▸ **DIRECTIVE**
Note each line where "chart" appears, and copy it.

▸ **RECORD SET**
···

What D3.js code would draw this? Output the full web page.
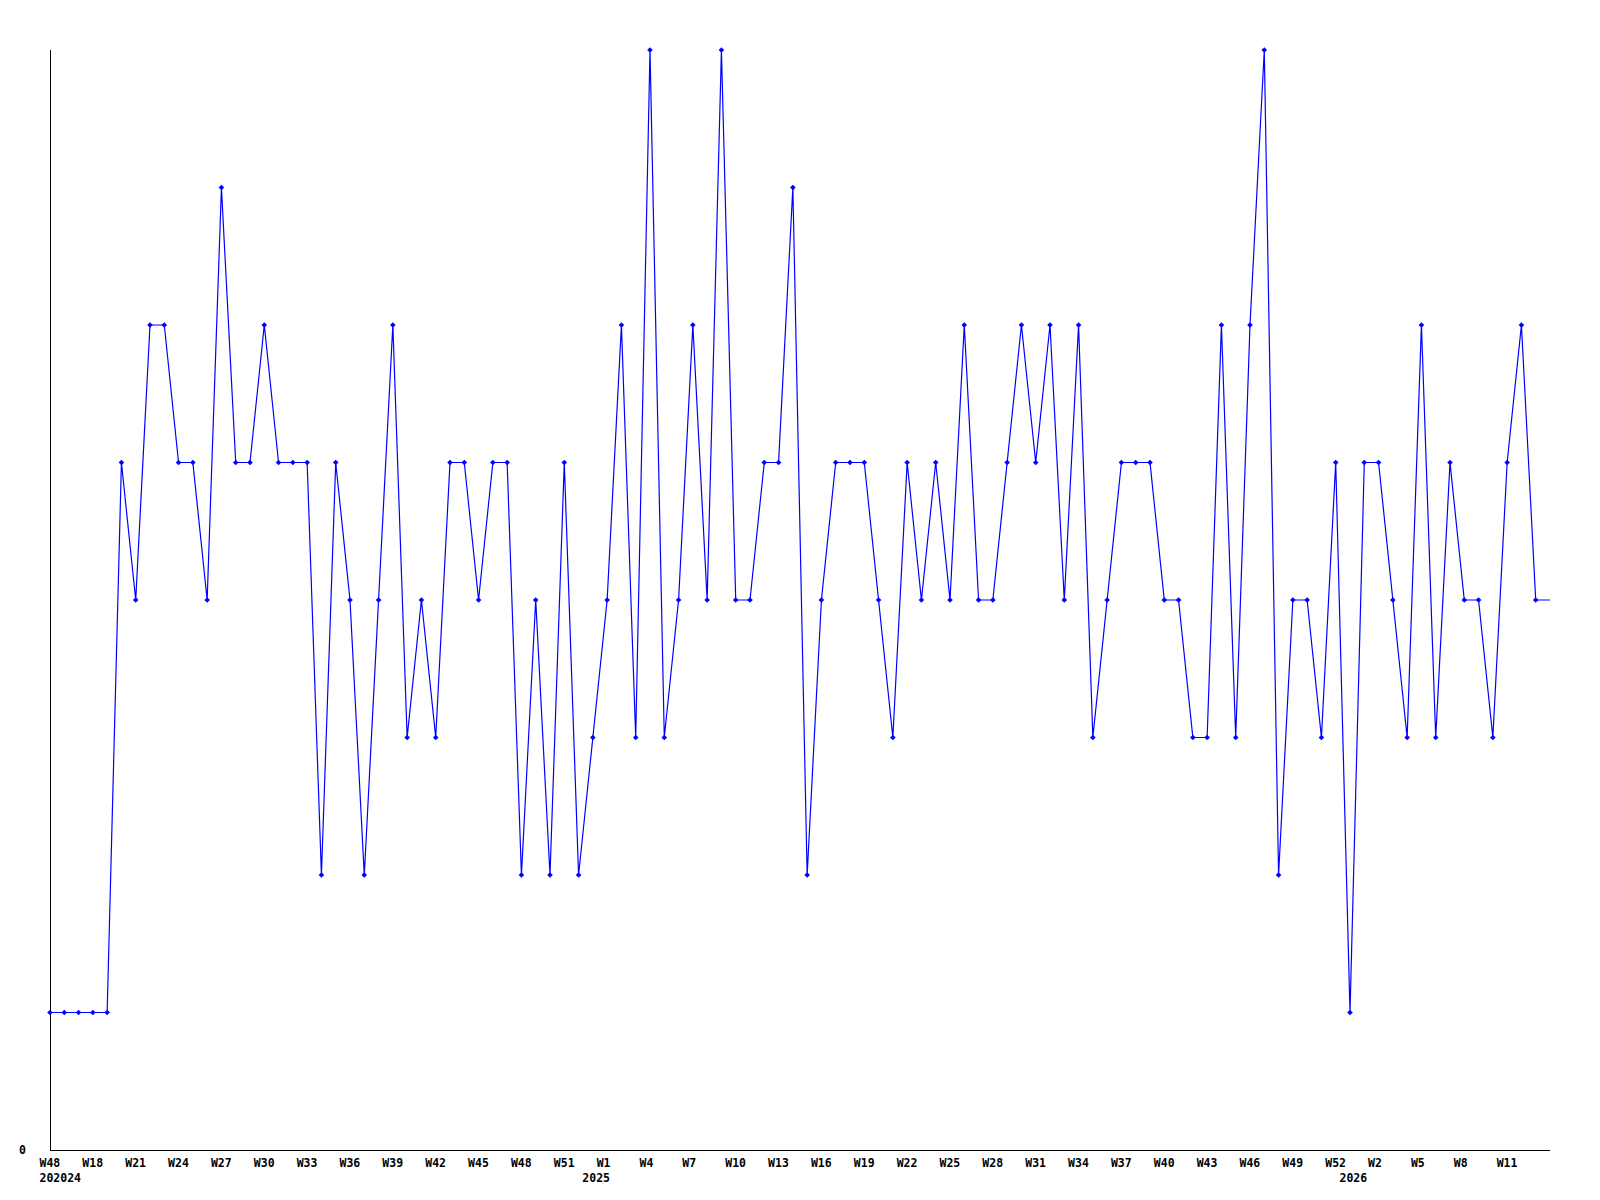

···

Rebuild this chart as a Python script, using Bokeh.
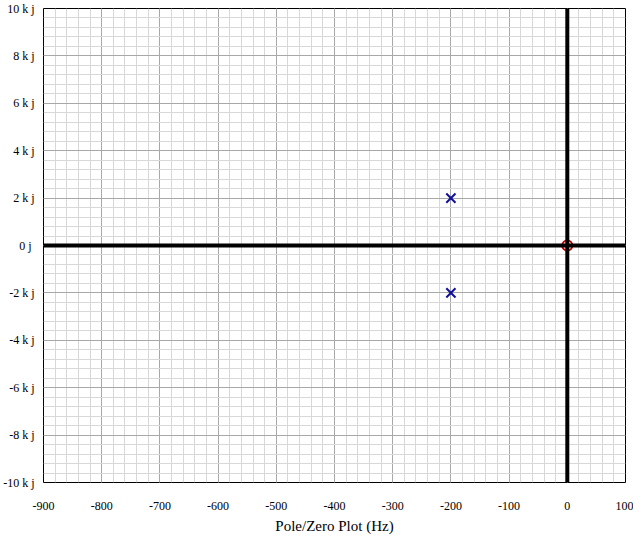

···

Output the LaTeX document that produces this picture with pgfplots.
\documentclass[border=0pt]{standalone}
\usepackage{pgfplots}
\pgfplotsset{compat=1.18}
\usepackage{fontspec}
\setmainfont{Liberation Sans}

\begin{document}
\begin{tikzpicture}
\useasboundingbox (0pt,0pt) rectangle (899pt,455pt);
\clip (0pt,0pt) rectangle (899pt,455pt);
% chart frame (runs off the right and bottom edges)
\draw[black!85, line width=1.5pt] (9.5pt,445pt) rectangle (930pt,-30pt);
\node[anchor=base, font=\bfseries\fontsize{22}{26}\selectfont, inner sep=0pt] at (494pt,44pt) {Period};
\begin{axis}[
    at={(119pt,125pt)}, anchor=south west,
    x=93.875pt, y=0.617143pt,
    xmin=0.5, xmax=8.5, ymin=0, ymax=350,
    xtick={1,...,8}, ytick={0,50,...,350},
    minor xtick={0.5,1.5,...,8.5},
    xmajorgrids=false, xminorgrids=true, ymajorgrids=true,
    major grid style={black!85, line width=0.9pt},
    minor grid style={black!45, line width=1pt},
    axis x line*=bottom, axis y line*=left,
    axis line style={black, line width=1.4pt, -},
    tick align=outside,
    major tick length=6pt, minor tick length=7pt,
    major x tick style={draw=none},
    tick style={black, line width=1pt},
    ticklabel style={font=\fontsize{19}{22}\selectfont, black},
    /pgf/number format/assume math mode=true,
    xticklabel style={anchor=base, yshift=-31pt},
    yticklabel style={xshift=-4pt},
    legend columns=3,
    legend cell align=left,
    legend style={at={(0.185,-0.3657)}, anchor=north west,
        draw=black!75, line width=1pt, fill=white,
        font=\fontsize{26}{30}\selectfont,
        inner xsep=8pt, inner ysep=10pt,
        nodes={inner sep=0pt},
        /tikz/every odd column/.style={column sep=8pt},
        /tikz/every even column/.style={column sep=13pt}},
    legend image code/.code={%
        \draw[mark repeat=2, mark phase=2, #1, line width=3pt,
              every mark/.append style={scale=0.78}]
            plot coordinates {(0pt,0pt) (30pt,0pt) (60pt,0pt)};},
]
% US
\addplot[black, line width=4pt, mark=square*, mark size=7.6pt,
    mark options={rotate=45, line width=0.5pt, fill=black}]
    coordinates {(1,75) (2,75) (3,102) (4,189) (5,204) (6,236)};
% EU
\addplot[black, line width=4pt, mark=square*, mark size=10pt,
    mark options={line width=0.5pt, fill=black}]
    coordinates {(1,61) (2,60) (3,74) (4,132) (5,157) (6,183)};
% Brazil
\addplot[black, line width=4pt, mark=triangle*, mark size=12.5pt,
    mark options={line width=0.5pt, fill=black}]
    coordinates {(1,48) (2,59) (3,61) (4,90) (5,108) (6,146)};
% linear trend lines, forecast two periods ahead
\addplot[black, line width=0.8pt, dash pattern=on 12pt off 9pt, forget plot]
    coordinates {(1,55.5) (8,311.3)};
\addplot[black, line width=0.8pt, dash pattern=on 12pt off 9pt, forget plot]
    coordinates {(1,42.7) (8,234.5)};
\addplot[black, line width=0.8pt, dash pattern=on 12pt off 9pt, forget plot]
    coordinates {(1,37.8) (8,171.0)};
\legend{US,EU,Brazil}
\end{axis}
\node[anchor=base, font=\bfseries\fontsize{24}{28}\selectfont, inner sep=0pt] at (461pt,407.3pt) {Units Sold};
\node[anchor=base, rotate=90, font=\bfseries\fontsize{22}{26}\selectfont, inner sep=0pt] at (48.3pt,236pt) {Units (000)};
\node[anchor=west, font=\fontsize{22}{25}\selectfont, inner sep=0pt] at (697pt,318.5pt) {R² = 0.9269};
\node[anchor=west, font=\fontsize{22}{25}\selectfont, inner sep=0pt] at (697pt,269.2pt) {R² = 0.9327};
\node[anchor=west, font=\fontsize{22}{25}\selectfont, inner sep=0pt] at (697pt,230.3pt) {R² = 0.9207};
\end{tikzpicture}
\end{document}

···

▸ **THE COMPLETED TASK**
Rebuild this chart as a Python script, using Bokeh.
% chart frame (runs off the right and bottom edges)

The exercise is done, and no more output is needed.